The missions aren't quite as convincing - patrols aren't fully working so there's no tension, but I can appreciate what they're trying to do. Nor are resources - characters, ammo, tokens for levelling up, etc. - stretched as fraughtly thin as they will be in the final game. Warsaw is supposed to have you clinging to survival like other Polish games This War of Mine and Frostpunk, but it isn't there yet. But then again, the build is a few weeks old and there's time for fine-tuning before the 4th September release.
A bigger concern is feeling dropped into the setting with barely an introduction. I mean, I know Nazis are the bad guys, everyone does, but I'm not sure what I'm specifically supposed to care about here - I wasn't taught Polish history at school. So to answer some questions, I read up about the Uprising while playing, and as I do so, I start recognising things I see in the game.

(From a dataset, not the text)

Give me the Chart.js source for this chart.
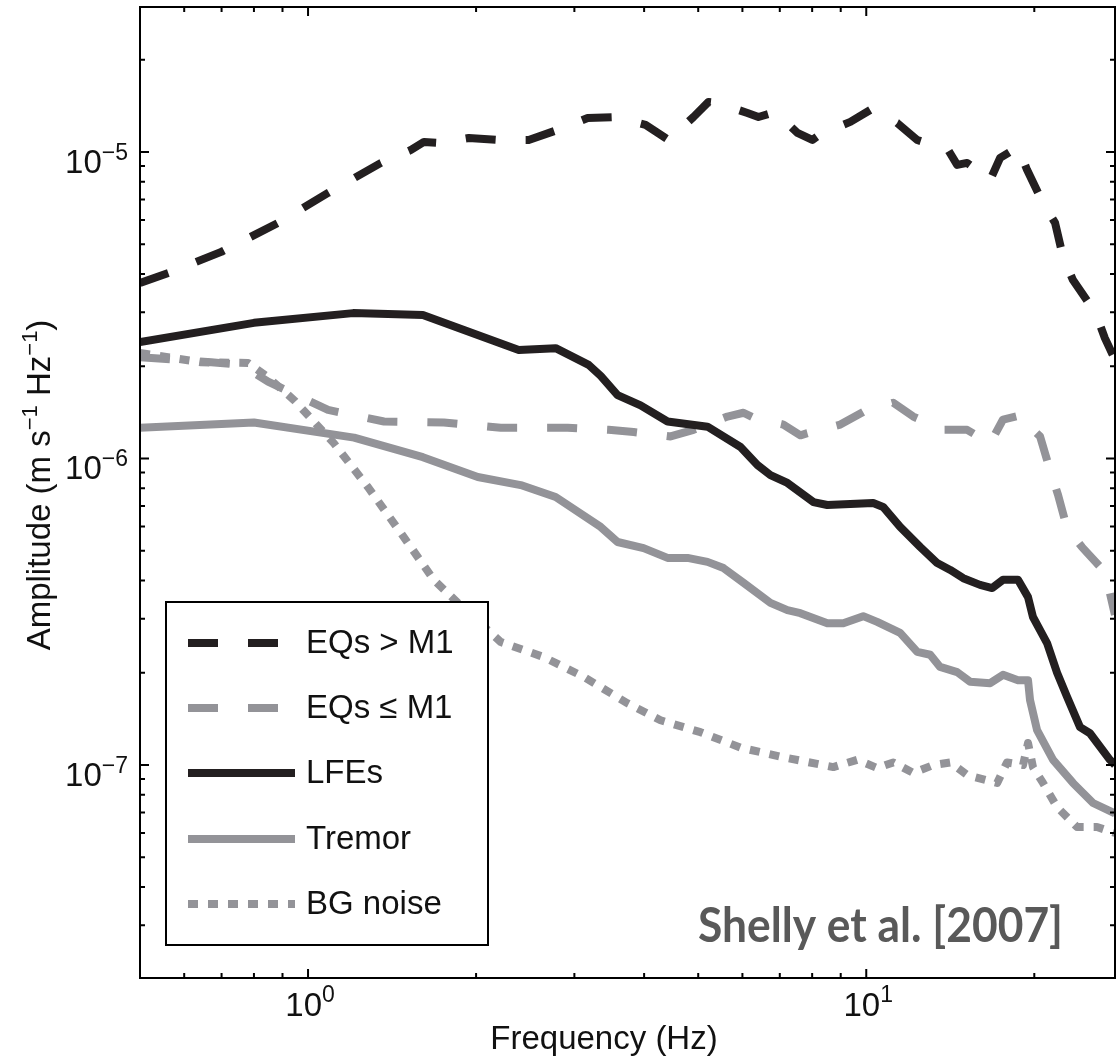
<!DOCTYPE html>
<html>
<head>
<meta charset="utf-8">
<script src="https://cdn.jsdelivr.net/npm/chart.js@4.4.1/dist/chart.umd.min.js"></script>
<style>
  html, body { margin: 0; padding: 0; background: #fff; }
  #wrap { width: 1120px; height: 1056px; }
</style>
</head>
<body>
<div id="wrap"><canvas id="grafico" width="1120" height="1056"></canvas></div>
<script>
(() => {
  "use strict";

  // ---------- dados ----------
  const eqBigFreq = [0.5, 0.562, 0.699, 0.884, 1.086, 1.351, 1.529, 1.613, 1.715, 1.941, 2.197, 2.485, 2.800, 3.169, 3.556, 4.024, 4.424, 4.903, 5.217, 5.414, 6.126, 6.410, 6.875, 7.528, 8.006, 8.343, 9.363, 10.17, 11.36, 12.34, 14.02, 14.55, 15.16, 16.67, 17.37, 18.70, 19.41, 20.73, 21.79, 22.52, 23.46, 25.16, 26.22, 26.76, 27.67];
  const eqBigAmp  = [3.74e-6, 4.03e-6, 4.72e-6, 5.87e-6, 7.35e-6, 9.21e-6, 1.015e-5, 1.078e-5, 1.07e-5, 1.11e-5, 1.094e-5, 1.094e-5, 1.18e-5, 1.29e-5, 1.30e-5, 1.225e-5, 1.094e-5, 1.30e-5, 1.456e-5, 1.445e-5, 1.34e-5, 1.30e-5, 1.35e-5, 1.153e-5, 1.094e-5, 1.153e-5, 1.253e-5, 1.371e-5, 1.243e-5, 1.094e-5, 1.015e-5, 9.07e-6, 9.21e-6, 8.10e-6, 9.56e-6, 1.038e-5, 8.74e-6, 6.82e-6, 5.87e-6, 4.54e-6, 3.82e-6, 3.17e-6, 2.73e-6, 2.47e-6, 2.17e-6];

  const eqSmallFreq = [0.5, 0.671, 0.759, 0.848, 1.086, 1.368, 1.751, 2.214, 2.918, 3.455, 3.830, 4.461, 4.903, 5.641, 6.026, 6.280, 7.105, 7.621, 7.844, 8.985, 9.877, 11.18, 12.14, 13.73, 15.16, 16.67, 17.58, 19.09, 19.65, 20.48, 21.34, 22.06, 22.89, 24.35, 26.55, 27.32, 27.89];
  const eqSmallAmp  = [2.14e-6, 2.06e-6, 2.02e-6, 1.78e-6, 1.44e-6, 1.32e-6, 1.31e-6, 1.26e-6, 1.26e-6, 1.24e-6, 1.22e-6, 1.18e-6, 1.24e-6, 1.37e-6, 1.41e-6, 1.36e-6, 1.29e-6, 1.19e-6, 1.21e-6, 1.29e-6, 1.42e-6, 1.52e-6, 1.37e-6, 1.24e-6, 1.24e-6, 1.12e-6, 1.34e-6, 1.39e-6, 1.27e-6, 1.18e-6, 9.18e-7, 7.60e-7, 5.93e-7, 5.14e-7, 4.33e-7, 3.64e-7, 3.09e-7];

  const lfeFreq = [0.5, 0.800, 1.204, 1.606, 2.385, 2.777, 3.182, 3.344, 3.585, 3.942, 4.406, 5.195, 5.953, 6.383, 6.735, 7.224, 8.040, 8.517, 10.29, 10.72, 11.50, 12.50, 13.40, 14.14, 14.92, 15.99, 16.81, 17.58, 18.70, 19.49, 19.89, 21.08, 21.97, 22.89, 24.15, 25.16, 27.32, 27.89];
  const lfeAmp  = [2.40e-6, 2.77e-6, 2.98e-6, 2.94e-6, 2.26e-6, 2.29e-6, 2.02e-6, 1.86e-6, 1.61e-6, 1.49e-6, 1.32e-6, 1.27e-6, 1.09e-6, 9.52e-7, 8.83e-7, 8.32e-7, 7.21e-7, 7.05e-7, 7.16e-7, 6.95e-7, 5.98e-7, 5.14e-7, 4.56e-7, 4.33e-7, 4.07e-7, 3.87e-7, 3.78e-7, 4.02e-7, 4.02e-7, 3.53e-7, 3.04e-7, 2.50e-7, 2.00e-7, 1.67e-7, 1.33e-7, 1.27e-7, 1.04e-7, 1.0e-7];

  const tremorFreq = [0.5, 0.800, 1.209, 1.606, 2.014, 2.404, 2.777, 3.344, 3.585, 3.991, 4.406, 4.784, 5.195, 5.550, 6.026, 6.735, 7.224, 7.621, 8.517, 9.097, 9.877, 10.46, 11.50, 12.34, 13.02, 13.56, 14.55, 15.35, 16.67, 17.58, 18.70, 19.49, 19.65, 20.23, 21.61, 23.46, 25.48, 27.89];
  const tremorAmp  = [1.26e-6, 1.31e-6, 1.17e-6, 1.01e-6, 8.70e-7, 8.19e-7, 7.49e-7, 5.98e-7, 5.34e-7, 5.10e-7, 4.74e-7, 4.74e-7, 4.60e-7, 4.39e-7, 3.93e-7, 3.38e-7, 3.20e-7, 3.13e-7, 2.90e-7, 2.90e-7, 3.06e-7, 2.93e-7, 2.70e-7, 2.34e-7, 2.29e-7, 2.09e-7, 2.01e-7, 1.87e-7, 1.85e-7, 1.97e-7, 1.89e-7, 1.89e-7, 1.63e-7, 1.30e-7, 1.04e-7, 8.74e-8, 7.52e-8, 6.95e-8];

  const noiseFreq = [0.5, 0.644, 0.781, 0.848, 0.944, 1.113, 1.280, 1.467, 1.680, 1.855, 2.214, 2.644, 3.117, 3.736, 4.280, 5.047, 5.953, 7.105, 8.730, 9.636, 10.46, 11.18, 12.14, 13.18, 14.14, 15.16, 17.16, 17.87, 19.09, 19.49, 19.89, 20.73, 21.97, 23.85, 25.90, 27.89];
  const noiseAmp  = [2.21e-6, 2.06e-6, 2.05e-6, 1.84e-6, 1.55e-6, 1.12e-6, 8.07e-7, 5.71e-7, 4.02e-7, 3.38e-7, 2.52e-7, 2.25e-7, 1.94e-7, 1.59e-7, 1.40e-7, 1.28e-7, 1.14e-7, 1.06e-7, 9.85e-8, 1.04e-7, 9.78e-8, 1.02e-7, 9.42e-8, 1.0e-7, 1.02e-7, 9.28e-8, 8.74e-8, 1.02e-7, 1.0e-7, 1.18e-7, 9.85e-8, 8.74e-8, 7.29e-8, 6.28e-8, 6.28e-8, 6.0e-8];

  const seriesNames = ["EQs > M1", "EQs \u2264 M1", "LFEs", "Tremor", "BG noise"];

  const xMajor = [1, 10];
  const xExp = ["0", "1"];
  const yMajor = [1e-5, 1e-6, 1e-7];
  const yExp = ["\u22125", "\u22126", "\u22127"];

  const X_MIN = 0.5, X_MAX = 27.9;
  const Y_MIN = 2.02e-8, Y_MAX = 2.97e-5;

  // ---------- estilo ----------
  const BLACK = "#231f20";
  const GRAY = "#939398";
  const FONT = '"Liberation Sans", Arial, Helvetica, sans-serif';
  const TICK_FONT = `33px ${FONT}`;
  const SUP_FONT = `23px ${FONT}`;
  const TITLE_FONT = `33px ${FONT}`;
  const TITLE_SUP = `22px ${FONT}`;

  const pts = (xs, ys) => xs.map((f, i) => ({ x: f, y: ys[i] }));

  function serie(label, xs, ys, color, dash, order) {
    return {
      label, data: pts(xs, ys),
      borderColor: color, backgroundColor: color,
      borderWidth: 8, borderDash: dash,
      borderCapStyle: "butt", borderJoinStyle: "round",
      pointRadius: 0, tension: 0, fill: false, clip: 0, order,
    };
  }

  // ---------- moldura + ticks para dentro (estilo MATLAB) ----------
  const framePlugin = {
    id: "frame",
    afterDatasetsDraw(chart) {
      const { ctx, chartArea: a, scales: { x, y } } = chart;
      ctx.save();
      ctx.strokeStyle = "#000";
      ctx.lineWidth = 2;
      ctx.beginPath();
      for (let e = -1; e <= 1; e++) {
        for (let m = 1; m < 10; m++) {
          const v = m * Math.pow(10, e);
          if (v < X_MIN || v > X_MAX) continue;
          const px = x.getPixelForValue(v);
          const len = m === 1 ? 9 : 5;
          ctx.moveTo(px, a.bottom); ctx.lineTo(px, a.bottom - len);
          ctx.moveTo(px, a.top); ctx.lineTo(px, a.top + len);
        }
      }
      for (let e = -8; e <= -5; e++) {
        for (let m = 1; m < 10; m++) {
          const v = m * Math.pow(10, e);
          if (v < Y_MIN || v > Y_MAX) continue;
          const py = y.getPixelForValue(v);
          const len = m === 1 ? 9 : 5;
          ctx.moveTo(a.left, py); ctx.lineTo(a.left + len, py);
          ctx.moveTo(a.right, py); ctx.lineTo(a.right - len, py);
        }
      }
      ctx.stroke();
      ctx.strokeRect(a.left, a.top, a.right - a.left, a.bottom - a.top);
      ctx.restore();
    },
  };

  // ---------- legenda em caixa ----------
  const legendPlugin = {
    id: "caixaLegenda",
    afterDraw(chart) {
      const { ctx } = chart;
      const box = { l: 166, t: 602, r: 488, b: 945 };
      const rows = [643, 708, 773, 839, 904];
      ctx.save();
      ctx.fillStyle = "#fff";
      ctx.fillRect(box.l, box.t, box.r - box.l, box.b - box.t);
      ctx.strokeStyle = "#000";
      ctx.lineWidth = 2;
      ctx.strokeRect(box.l, box.t, box.r - box.l, box.b - box.t);
      chart.data.datasets.forEach((ds, i) => {
        const yy = rows[i];
        ctx.beginPath();
        ctx.strokeStyle = ds.borderColor;
        ctx.lineWidth = ds.borderWidth;
        ctx.lineCap = "butt";
        ctx.setLineDash(ds.borderDash || []);
        ctx.moveTo(188, yy); ctx.lineTo(295, yy);
        ctx.stroke();
        ctx.setLineDash([]);
        ctx.fillStyle = "#111";
        ctx.font = TITLE_FONT;
        ctx.textAlign = "left";
        ctx.textBaseline = "middle";
        ctx.fillText(ds.label, 306, yy + 1);
      });
      ctx.restore();
    },
  };

  // ---------- rótulos (10^n), títulos e citação ----------
  const labelPlugin = {
    id: "rotulos",
    afterDraw(chart) {
      const { ctx, scales: { x, y } } = chart;
      ctx.save();
      ctx.fillStyle = "#111";
      ctx.textBaseline = "alphabetic";

      yMajor.forEach((v, i) => {
        const py = y.getPixelForValue(v);
        ctx.font = SUP_FONT;
        const sw = ctx.measureText(yExp[i]).width;
        ctx.textAlign = "right";
        ctx.fillText(yExp[i], 128, py + 8);
        ctx.font = TICK_FONT;
        ctx.fillText("10", 128 - sw, py + 21);
      });

      xMajor.forEach((v, i) => {
        const px = x.getPixelForValue(v);
        ctx.font = TICK_FONT;
        const w1 = ctx.measureText("10").width;
        ctx.font = SUP_FONT;
        const w2 = ctx.measureText(xExp[i]).width;
        const start = px - (w1 + w2) / 2 + 2;
        ctx.textAlign = "left";
        ctx.font = TICK_FONT;
        ctx.fillText("10", start, 1016);
        ctx.font = SUP_FONT;
        ctx.fillText(xExp[i], start + w1, 1002);
      });

      // eixo x
      ctx.font = TITLE_FONT;
      ctx.textAlign = "center";
      ctx.fillText("Frequency (Hz)", 604, 1049);

      // eixo y (rotacionado, com expoentes)
      const parts = [
        ["Amplitude (m s", false], ["\u22121", true], [" Hz", false], ["\u22121", true], [")", false],
      ];
      let total = 0;
      parts.forEach(([t, sup]) => { ctx.font = sup ? TITLE_SUP : TITLE_FONT; total += ctx.measureText(t).width; });
      ctx.translate(38, 485);
      ctx.rotate(-Math.PI / 2);
      ctx.textAlign = "left";
      let cx = -total / 2;
      parts.forEach(([t, sup]) => {
        ctx.font = sup ? TITLE_SUP : TITLE_FONT;
        ctx.fillText(t, cx, sup ? -1 : 12);
        cx += ctx.measureText(t).width;
      });
      ctx.setTransform(1, 0, 0, 1, 0, 0);

      // citação (fonte mais alta e comprimida na horizontal, como Calibri)
      const cite = "Shelly et al. [2007]";
      ctx.font = `bold 48px Lato, "Open Sans", sans-serif`;
      const cw = ctx.measureText(cite).width;
      ctx.fillStyle = "#595959";
      ctx.textAlign = "left";
      ctx.translate(698, 942);
      ctx.scale(365 / cw, 1);
      ctx.fillText(cite, 0, 0);
      ctx.setTransform(1, 0, 0, 1, 0, 0);
      ctx.restore();
    },
  };

  // ---------- gráfico ----------
  new Chart(document.getElementById("grafico"), {
    type: "line",
    data: {
      datasets: [
        serie(seriesNames[0], eqBigFreq, eqBigAmp, BLACK, [30, 30], 5),
        serie(seriesNames[1], eqSmallFreq, eqSmallAmp, GRAY, [30, 30], 4),
        serie(seriesNames[2], lfeFreq, lfeAmp, BLACK, [], 3),
        serie(seriesNames[3], tremorFreq, tremorAmp, GRAY, [], 2),
        serie(seriesNames[4], noiseFreq, noiseAmp, GRAY, [10, 10], 1),
      ],
    },
    options: {
      responsive: false,
      animation: false,
      devicePixelRatio: 1,
      layout: { padding: { top: 7, right: 5, left: 0, bottom: 0 } },
      plugins: { legend: { display: false }, tooltip: { enabled: false } },
      scales: {
        x: {
          type: "logarithmic", min: X_MIN, max: X_MAX,
          grid: { display: false }, border: { display: false },
          ticks: { display: false },
          afterFit: (s) => { s.height = 78; },
        },
        y: {
          type: "logarithmic", min: Y_MIN, max: Y_MAX,
          grid: { display: false }, border: { display: false },
          ticks: { display: false },
          afterFit: (s) => { s.width = 140; },
        },
      },
    },
    plugins: [framePlugin, legendPlugin, labelPlugin],
  });
})();
</script>
</body>
</html>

Uniforms, equipment, names, locations, battles - it's all there, as I suppose it would be, what with three historians working on the game!
Little bells of familiarity begin ringing everywhere and I realise, with a jolt, I am doing exactly what Paplinski hopes players of Warsaw will: organically sponge the history up. "We know the story is interesting and it will 'get' everyone once they learn," he says. "This is the middle of Europe, the most recognised conflict in the world, and people are not aware of the almost total destruction of the city and the death of more than 200,000 people. People just don't know.
"You will be exposed to information and some of it will stay with you. If you want, you can then dig deeper, or you can just leave it at the surface and that's it. We don't come at this from an angle where, 'OK, finally we will educate people.' But we know if we make a good game, this will be the end result: people will recognise this event."
Today is the 75th anniversary of the Warsaw Uprising, probably the largest single act of resistance in the biggest war Earth will ever see. There will be a minute's silence at 1700 hours CEST. I know that now.